-- start of SUPPLIED DATA --

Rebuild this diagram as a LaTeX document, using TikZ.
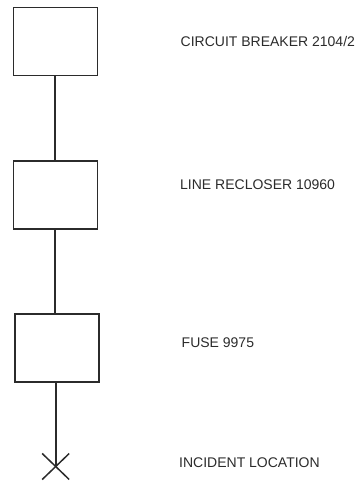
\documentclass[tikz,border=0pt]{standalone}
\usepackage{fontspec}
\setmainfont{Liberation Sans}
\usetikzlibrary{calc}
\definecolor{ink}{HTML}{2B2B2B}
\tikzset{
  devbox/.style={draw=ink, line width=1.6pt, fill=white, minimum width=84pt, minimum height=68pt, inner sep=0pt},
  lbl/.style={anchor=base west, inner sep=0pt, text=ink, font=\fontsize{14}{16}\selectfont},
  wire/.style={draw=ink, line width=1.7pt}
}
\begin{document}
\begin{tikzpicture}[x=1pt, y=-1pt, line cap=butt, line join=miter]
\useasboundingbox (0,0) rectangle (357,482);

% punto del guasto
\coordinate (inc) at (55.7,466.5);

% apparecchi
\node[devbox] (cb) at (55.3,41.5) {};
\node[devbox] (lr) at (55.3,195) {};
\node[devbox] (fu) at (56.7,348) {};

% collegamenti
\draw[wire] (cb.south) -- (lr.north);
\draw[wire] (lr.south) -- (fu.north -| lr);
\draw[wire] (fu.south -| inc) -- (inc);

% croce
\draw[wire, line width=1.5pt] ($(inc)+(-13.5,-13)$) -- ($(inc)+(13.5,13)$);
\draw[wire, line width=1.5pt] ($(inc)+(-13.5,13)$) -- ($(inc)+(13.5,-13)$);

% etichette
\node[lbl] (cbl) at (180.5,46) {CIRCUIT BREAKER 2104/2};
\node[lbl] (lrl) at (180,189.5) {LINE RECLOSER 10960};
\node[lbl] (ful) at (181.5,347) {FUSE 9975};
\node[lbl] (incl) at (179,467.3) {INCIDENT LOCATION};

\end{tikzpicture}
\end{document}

-- end of SUPPLIED DATA --

AIM:
Repeat the material verbatim. Do not carry over any picture.

ANSWER FOR THIS EXERCISE:
Rebuild this diagram as a LaTeX document, using TikZ.
\documentclass[tikz,border=0pt]{standalone}
\usepackage{fontspec}
\setmainfont{Liberation Sans}
\usetikzlibrary{calc}
\definecolor{ink}{HTML}{2B2B2B}
\tikzset{
  devbox/.style={draw=ink, line width=1.6pt, fill=white, minimum width=84pt, minimum height=68pt, inner sep=0pt},
  lbl/.style={anchor=base west, inner sep=0pt, text=ink, font=\fontsize{14}{16}\selectfont},
  wire/.style={draw=ink, line width=1.7pt}
}
\begin{document}
\begin{tikzpicture}[x=1pt, y=-1pt, line cap=butt, line join=miter]
\useasboundingbox (0,0) rectangle (357,482);

% punto del guasto
\coordinate (inc) at (55.7,466.5);

% apparecchi
\node[devbox] (cb) at (55.3,41.5) {};
\node[devbox] (lr) at (55.3,195) {};
\node[devbox] (fu) at (56.7,348) {};

% collegamenti
\draw[wire] (cb.south) -- (lr.north);
\draw[wire] (lr.south) -- (fu.north -| lr);
\draw[wire] (fu.south -| inc) -- (inc);

% croce
\draw[wire, line width=1.5pt] ($(inc)+(-13.5,-13)$) -- ($(inc)+(13.5,13)$);
\draw[wire, line width=1.5pt] ($(inc)+(-13.5,13)$) -- ($(inc)+(13.5,-13)$);

% etichette
\node[lbl] (cbl) at (180.5,46) {CIRCUIT BREAKER 2104/2};
\node[lbl] (lrl) at (180,189.5) {LINE RECLOSER 10960};
\node[lbl] (ful) at (181.5,347) {FUSE 9975};
\node[lbl] (incl) at (179,467.3) {INCIDENT LOCATION};

\end{tikzpicture}
\end{document}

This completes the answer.